Recently this was switched from a cron job to a systemd timer (part of general work to replace all crons).
So now there is a cumin-check-aliases.service unit on cumin servers and if that finds an issue with an alias it means this unit is "failed".
This then triggers Icinga alerting that the entire systemd state is CRIT because there is a failed unit. for example: https://icinga.wikimedia.org/cgi-bin/icinga/extinfo.cgi?type=2&host=cumin1001&service=Check+systemd+state
So I have a few questions:
- Should this send email as it did before when it was cron?
- Or is it totally fine that it doesn't but shows up as a systemd alert on Icinga? (This will make us check with "list-units --state=failed" and then we see it's the alias check and the status of that will give us the info which alias failed).

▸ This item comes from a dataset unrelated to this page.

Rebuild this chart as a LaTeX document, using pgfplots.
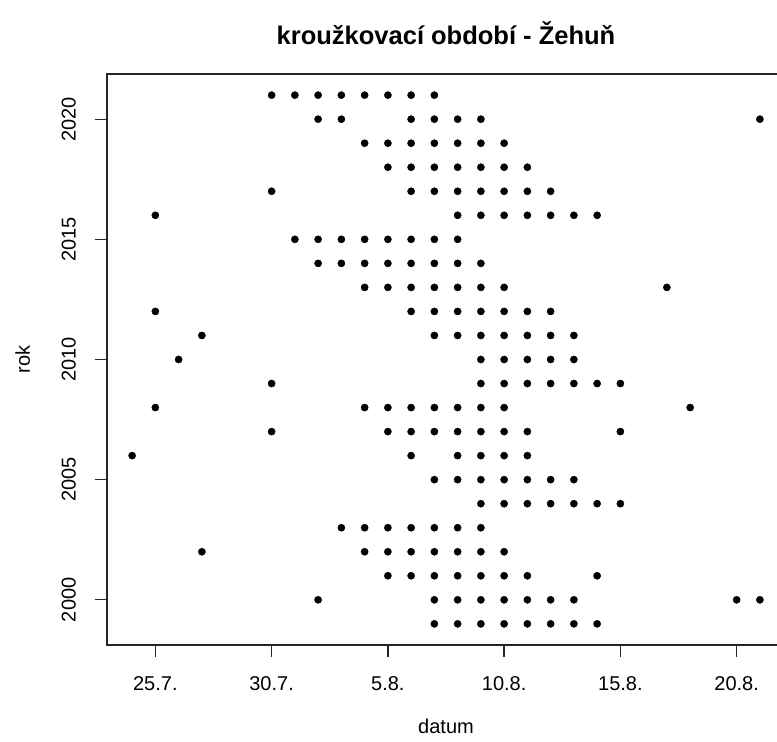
\documentclass[border=0pt]{standalone}
\usepackage{fontspec}
\setmainfont{Liberation Sans}
\usepackage{pgfplots}
\pgfplotsset{compat=1.18}

\begin{document}
\begin{tikzpicture}
% picture is 777 x 742 (1px = 1pt); the right side of the frame falls outside it
\useasboundingbox (0,0) rectangle (777pt,742pt);
\begin{axis}[at={(107pt,97pt)}, anchor=south west,
  scale only axis, width=678pt, height=571pt,
  xmin=22.92, xmax=52.08, ymin=1998.12, ymax=2021.88,
  axis line style={line width=1.5pt, black!85},
  tick align=outside, major tick length=12pt,
  every tick/.style={black!85, line width=1.3pt},
  xtick pos=bottom, ytick pos=left,
  xtick={25,30,35,40,45,50},
  xticklabels={25.7.,30.7.,5.8.,10.8.,15.8.,20.8.},
  ytick={2000,2005,2010,2015,2020},
  yticklabels={2000,2005,2010,2015,2020},
  tick label style={font=\fontsize{20}{24}\selectfont, inner sep=0pt},
  xticklabel style={anchor=north},
  yticklabel style={rotate=90, anchor=south},
  xticklabel shift=19pt, yticklabel shift=19pt,
  minor tick num=0]
\addplot[only marks, mark=*, mark size=3.6pt, black] coordinates {
  (30,2021) (31,2021) (32,2021) (33,2021) (34,2021) (35,2021) (36,2021) (37,2021)
  (32,2020) (33,2020) (36,2020) (37,2020) (38,2020) (39,2020) (51,2020)
  (34,2019) (35,2019) (36,2019) (37,2019) (38,2019) (39,2019) (40,2019)
  (35,2018) (36,2018) (37,2018) (38,2018) (39,2018) (40,2018) (41,2018)
  (30,2017) (36,2017) (37,2017) (38,2017) (39,2017) (40,2017) (41,2017) (42,2017)
  (25,2016) (38,2016) (39,2016) (40,2016) (41,2016) (42,2016) (43,2016) (44,2016)
  (31,2015) (32,2015) (33,2015) (34,2015) (35,2015) (36,2015) (37,2015) (38,2015)
  (32,2014) (33,2014) (34,2014) (35,2014) (36,2014) (37,2014) (38,2014) (39,2014)
  (34,2013) (35,2013) (36,2013) (37,2013) (38,2013) (39,2013) (40,2013) (47,2013)
  (25,2012) (36,2012) (37,2012) (38,2012) (39,2012) (40,2012) (41,2012) (42,2012)
  (27,2011) (37,2011) (38,2011) (39,2011) (40,2011) (41,2011) (42,2011) (43,2011)
  (26,2010) (39,2010) (40,2010) (41,2010) (42,2010) (43,2010)
  (30,2009) (39,2009) (40,2009) (41,2009) (42,2009) (43,2009) (44,2009) (45,2009)
  (25,2008) (34,2008) (35,2008) (36,2008) (37,2008) (38,2008) (39,2008) (40,2008) (48,2008)
  (30,2007) (35,2007) (36,2007) (37,2007) (38,2007) (39,2007) (40,2007) (41,2007) (45,2007)
  (24,2006) (36,2006) (38,2006) (39,2006) (40,2006) (41,2006)
  (37,2005) (38,2005) (39,2005) (40,2005) (41,2005) (42,2005) (43,2005)
  (39,2004) (40,2004) (41,2004) (42,2004) (43,2004) (44,2004) (45,2004)
  (33,2003) (34,2003) (35,2003) (36,2003) (37,2003) (38,2003) (39,2003)
  (27,2002) (34,2002) (35,2002) (36,2002) (37,2002) (38,2002) (39,2002) (40,2002)
  (35,2001) (36,2001) (37,2001) (38,2001) (39,2001) (40,2001) (41,2001) (44,2001)
  (32,2000) (37,2000) (38,2000) (39,2000) (40,2000) (41,2000) (42,2000) (43,2000) (50,2000) (51,2000)
  (37,1999) (38,1999) (39,1999) (40,1999) (41,1999) (42,1999) (43,1999) (44,1999)
};
\end{axis}
\node[font=\fontsize{25.5}{30}\selectfont\bfseries, anchor=base] at (446pt,697pt)
  {kroužkovací období - Žehuň};
\node[font=\fontsize{20}{24}\selectfont, anchor=base] at (446pt,8pt) {datum};
\node[font=\fontsize{20}{24}\selectfont, anchor=base, rotate=90] at (30pt,382.5pt) {rok};
\end{tikzpicture}
\end{document}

- Or .. should finding a broken alias not mean that the script exists with non-zero exit code?
- How much do we need these checks in the first place?
And also, the current example that fails is:
Nov 20 09:58:17 cumin1001 check-cumin-aliases[30663]: DC aliases do not cover all hosts: mwlog2002.codfw.wmnet
mwlog2002 is e a new host that was created today, and therefore it doesn't have the production role yet and is still on the "insetup" role.
That's why "DC aliases do not cover all hosts".
That in itself is a temporary situation and kind of a false positive in the first place.
So the ticket is maybe also about how to avoid those.
cumin1001 - CRITICAL - degraded: The system is operational but one or more units failed.
^ This looks much worse than it actually is this way.